There are also NBA minds who believe a change of scenery could transform Mudiay into the player so many teams once thought he could be.
"I truly believe he will be fine, that he'll be an NBA player for a long time," said Jared Jeffries, a former NBA player and the Nuggets' pro personnel scout when the team drafted Mudiay. "He still has a chance to be a good starter in the league, and if not, a good backup point guard is one of the hardest things to find in the NBA."
Jeffries said a mix of factors—such as coaching changes and the emergence of Jamal Murray as the team's starting point guard—contributed to Mudiay's struggles. But he also said that if he were running a team, he would have looked to buy low on Mudiay, too.
"It's just his finishing," Jeffries said (Mudiay has always ranked among the worst finishers in the league, per NBA.com). "If he can get more comfortable around the rim, that would change everything."

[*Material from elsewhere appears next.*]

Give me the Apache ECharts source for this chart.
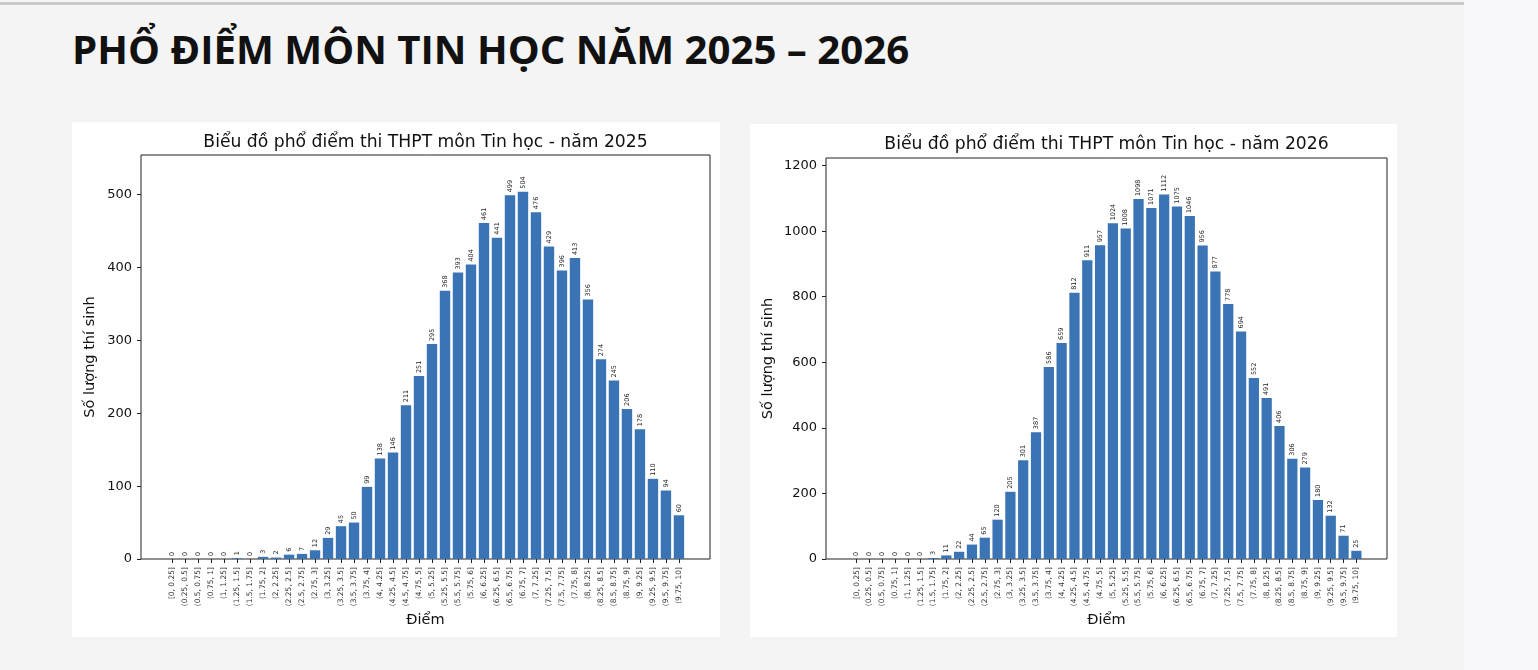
<!DOCTYPE html>
<html>
<head>
<meta charset="utf-8">
<script src="https://cdn.jsdelivr.net/npm/echarts@6/dist/echarts.min.js"></script>
<style>
  html, body { margin: 0; padding: 0; }
  body { width: 1538px; height: 670px; background: #f8f8fb; position: relative; overflow: hidden; }
  .page { position: absolute; left: 0; top: 0; width: 1464px; height: 670px; background: #f4f4f4; }
  .topline { position: absolute; left: 0; top: 2px; width: 1464px; height: 3px; background: #c9c9c9; }
  h1 { position: absolute; left: 72px; top: 21px; margin: 0; font-family: "Open Sans", sans-serif;
       font-weight: 700; font-size: 40.2px; color: #111; white-space: nowrap; }
  .panel { position: absolute; background: #fff; }
</style>
</head>
<body>
<div class="page"></div>
<div class="topline"></div>
<h1>PHỔ ĐIỂM MÔN TIN HỌC NĂM 2025 – 2026</h1>
<div class="panel" id="chart2025" style="left:72px;top:122px;width:648px;height:515px"></div>
<div class="panel" id="chart2026" style="left:750px;top:124px;width:647px;height:513px"></div>
<script>
const bins = [
  "[0, 0.25]", "(0.25, 0.5]", "(0.5, 0.75]", "(0.75, 1]", "(1, 1.25]", "(1.25, 1.5]", "(1.5, 1.75]", "(1.75, 2]",
  "(2, 2.25]", "(2.25, 2.5]", "(2.5, 2.75]", "(2.75, 3]", "(3, 3.25]", "(3.25, 3.5]", "(3.5, 3.75]", "(3.75, 4]",
  "(4, 4.25]", "(4.25, 4.5]", "(4.5, 4.75]", "(4.75, 5]", "(5, 5.25]", "(5.25, 5.5]", "(5.5, 5.75]", "(5.75, 6]",
  "(6, 6.25]", "(6.25, 6.5]", "(6.5, 6.75]", "(6.75, 7]", "(7, 7.25]", "(7.25, 7.5]", "(7.5, 7.75]", "(7.75, 8]",
  "(8, 8.25]", "(8.25, 8.5]", "(8.5, 8.75]", "(8.75, 9]", "(9, 9.25]", "(9.25, 9.5]", "(9.5, 9.75]", "(9.75, 10]"
];

const counts2025 = [
  0, 0, 0, 0, 0, 1, 0, 3, 2, 6, 7, 12, 29, 45, 50, 99, 138, 146, 211, 251,
  295, 368, 393, 404, 461, 441, 499, 504, 476, 429, 396, 413, 356, 274, 245, 206, 178, 110, 94, 60
];

const counts2026 = [
  0, 0, 0, 0, 0, 0, 3, 11, 22, 44, 65, 120, 205, 301, 387, 586, 659, 812, 911, 957,
  1024, 1008, 1098, 1071, 1112, 1075, 1046, 956, 877, 778, 694, 552, 491, 406, 306, 279, 180, 132, 71, 25
];

const yTicks2025 = [0, 100, 200, 300, 400, 500];
const yTicks2026 = [0, 200, 400, 600, 800, 1000, 1200];

const FONT = "DejaVu Sans";
const BAR = "#3a74b4";

function makeOption(title, counts, yTicks, width, grid, nameGap) {
  const idx = bins.map((_, i) => i);
  const ymax = Math.max(...counts) * 1.1;
  // matplotlib-like 5% margin around the bar extent
  const span = (bins.length - 1) + 0.8;
  const pad = span * 0.05 + 0.4;
  const plotCenter = (grid.left + width - grid.right) / 2;
  return {
    animation: false,
    textStyle: { fontFamily: FONT },
    graphic: [{
      type: "text",
      x: plotCenter,
      y: 21,
      style: {
        text: title,
        align: "center",
        verticalAlign: "middle",
        fontFamily: FONT,
        fontSize: 17.2,
        fill: "#111"
      }
    }],
    grid: {
      left: grid.left, right: grid.right, top: grid.top, bottom: grid.bottom,
      outerBoundsMode: "none",
      show: true, borderColor: "#222", borderWidth: 1, backgroundColor: "#fff"
    },
    xAxis: {
      type: "value",
      min: -pad,
      max: bins.length - 1 + pad,
      name: "Điểm",
      nameLocation: "middle",
      nameGap: 54,
      nameMoveOverlap: false,
      nameTextStyle: { fontFamily: FONT, fontSize: 14.5, color: "#111" },
      splitLine: { show: false },
      axisLine: { show: false, onZero: false },
      axisTick: { show: true, customValues: idx, length: 4, lineStyle: { color: "#222" } },
      axisLabel: {
        customValues: idx,
        rotate: 90,
        fontSize: 7.5,
        color: "#333",
        margin: 8,
        formatter: (v) => bins[Math.round(v)]
      }
    },
    yAxis: {
      type: "value",
      min: 0,
      max: ymax,
      name: "Số lượng thí sinh",
      nameLocation: "middle",
      nameGap: nameGap,
      nameMoveOverlap: false,
      nameTextStyle: { fontFamily: FONT, fontSize: 14.5, color: "#111" },
      splitLine: { show: false },
      axisLine: { show: false, onZero: false },
      axisTick: { show: true, customValues: yTicks, length: 4, lineStyle: { color: "#222" } },
      axisLabel: {
        customValues: yTicks,
        fontSize: 13,
        color: "#111",
        margin: 9,
        formatter: (v) => String(v)
      }
    },
    series: [{
      type: "bar",
      data: counts.map((c, i) => [i, c]),
      barWidth: "80%",
      itemStyle: { color: BAR },
      label: {
        show: true,
        position: "top",
        rotate: 90,
        align: "left",
        verticalAlign: "middle",
        distance: 3,
        fontSize: 6.5,
        color: "#222",
        formatter: (p) => p.value[1]
      }
    }]
  };
}

function draw(id, title, counts, yTicks, grid, nameGap) {
  const el = document.getElementById(id);
  const chart = echarts.init(el);
  chart.setOption(makeOption(title, counts, yTicks, el.clientWidth, grid, nameGap));
}

draw("chart2025", "Biểu đồ phổ điểm thi THPT môn Tin học - năm 2025", counts2025, yTicks2025,
  { left: 69, right: 10, top: 33, bottom: 78 }, 43);
draw("chart2026", "Biểu đồ phổ điểm thi THPT môn Tin học - năm 2026", counts2026, yTicks2026,
  { left: 76, right: 10, top: 34, bottom: 78 }, 50);
</script>
</body>
</html>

With Porzingis out for much of next season as well, Mudiay will get his chance. He likely won't be the only reclamation project the Knicks—a team that now features four discarded lottery picks in Mudiay, Michael Beasley, Enes Kanter and Trey Burke—add to their roster.
"It wasn't going to be an overnight turnaround from the beginning," Perry said. "We're going to continue to make moves that are very prudent not only from a talent perspective but [also for] managing the salary cap. We have a plan in place to get there."
We know what that plan is. Will it succeed? Well, we'll have to wait about 16 months, until June 2019, to see.